The verdict here expressed was plain. Eli, through his failure to punish his sons for their sins, had come to share in the guilt of them. In fact, God had determined to make his house an example to all of the house of Israel throughout the succeeding generations. From that time forth, beginning with Hophni and Phinehas, there would not be another old man like Eli himself had become. They would all be cut short in the prime of life as a sign of the displeasure of God with this great sin.

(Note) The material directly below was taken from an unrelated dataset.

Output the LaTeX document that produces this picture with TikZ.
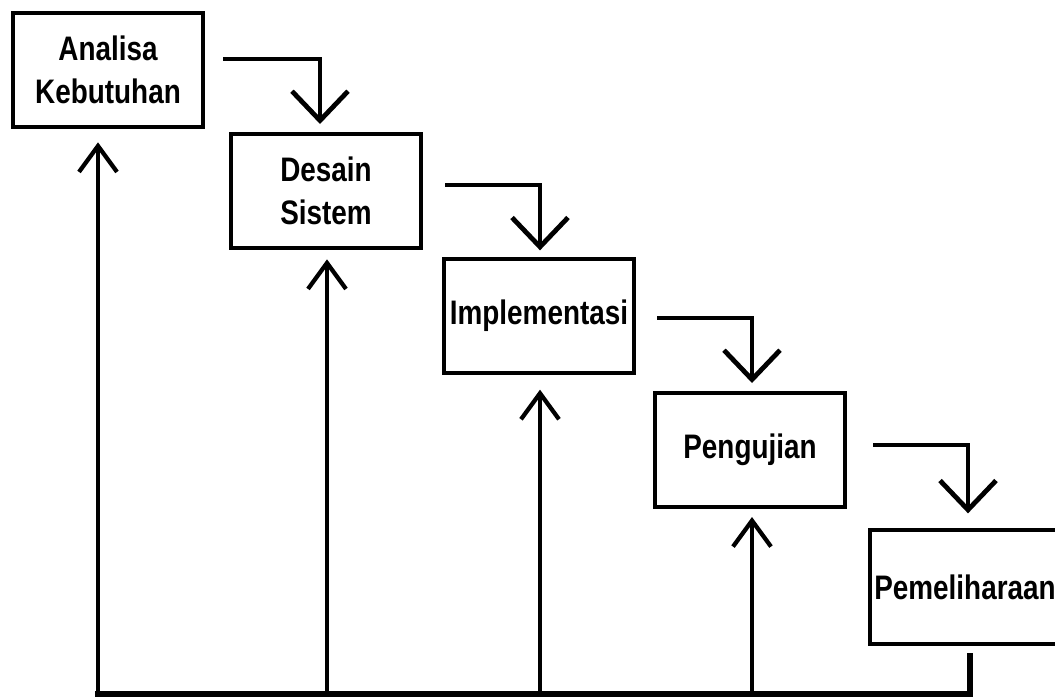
\documentclass[tikz,border=0pt]{standalone}
\usepackage{fontspec}
\setmainfont{Liberation Sans}[FakeStretch=0.82]
\usetikzlibrary{positioning, arrows.meta}

\begin{document}
\begin{tikzpicture}[x=0.75pt, y=-0.75pt,
    font=\fontsize{25.5}{32}\selectfont\bfseries,
    tahap/.style={draw, line width=3pt, minimum width=142pt, minimum height=85.5pt,
      align=center, inner sep=0pt},
    turun/.style={line width=3.6pt, -{Straight Barb[length=22pt,width=42pt]}},
    balik/.style={line width=3.2pt, -{Straight Barb[length=19.5pt,width=28.5pt]}},
    garis/.style={line width=3.8pt, line cap=rect}]
    \useasboundingbox (0,0) rectangle (1055,699);
    % tahapan waterfall
    \node[tahap] (analisa) at (108,70) {Analisa\\Kebutuhan};
    \node[tahap] (desain) at (326,191) {Desain\\Sistem};
    \node[tahap] (impl) at (539,316) {Implementasi};
    \node[tahap] (uji) at (750,450) {Pengujian};
    \node[tahap] (pelihara) at (965,587) {Pemeliharaan};
    % panah turun antar tahap
    \coordinate (k1) at (223,59);
    \coordinate (k2) at (445,185);
    \coordinate (k3) at (657,318);
    \coordinate (k4) at (873,445);
    \draw[turun] (k1) -| ([xshift=-4.5pt,yshift=6pt]desain.north);
    \draw[turun] (k2) -| ([xshift=0.75pt,yshift=5pt]impl.north);
    \draw[turun] (k3) -| ([xshift=1.5pt,yshift=6pt]uji.north);
    \draw[turun] (k4) -| ([xshift=2.25pt,yshift=11pt]pelihara.south |- pelihara.north);
    % garis umpan balik
    \coordinate (dasar) at (0,694);
    \coordinate (u1) at ([xshift=-7.5pt,yshift=-10pt]analisa.south);
    \coordinate (u2) at ([xshift=0.75pt,yshift=-7pt]desain.south);
    \coordinate (u3) at ([xshift=0.75pt,yshift=-11pt]impl.south);
    \coordinate (u4) at ([xshift=1.5pt,yshift=-6pt]uji.south);
    \draw[garis] ([xshift=3.75pt,yshift=-7pt]pelihara.south) |- (u1 |- dasar);
    \draw[balik] (u1 |- dasar) -- (u1);
    \draw[balik] (u2 |- dasar) -- (u2);
    \draw[balik] (u3 |- dasar) -- (u3);
    \draw[balik] (u4 |- dasar) -- (u4);
\end{tikzpicture}
\end{document}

Nevertheless, God did not leave Eli without a promise. He said, “And I will raise me up a faithful priest, that shall do according to that which is in mine heart and in my mind: and I will build him a sure house; and he shall walk before mine anointed for ever.” In the first place, this was Zadok who was given the office of High Priest in the place of Abiathar as a reflection again upon the sin of Eli. But in the final analysis it was Christ, and in His blessedness also the faithful of the house of Eli would also share.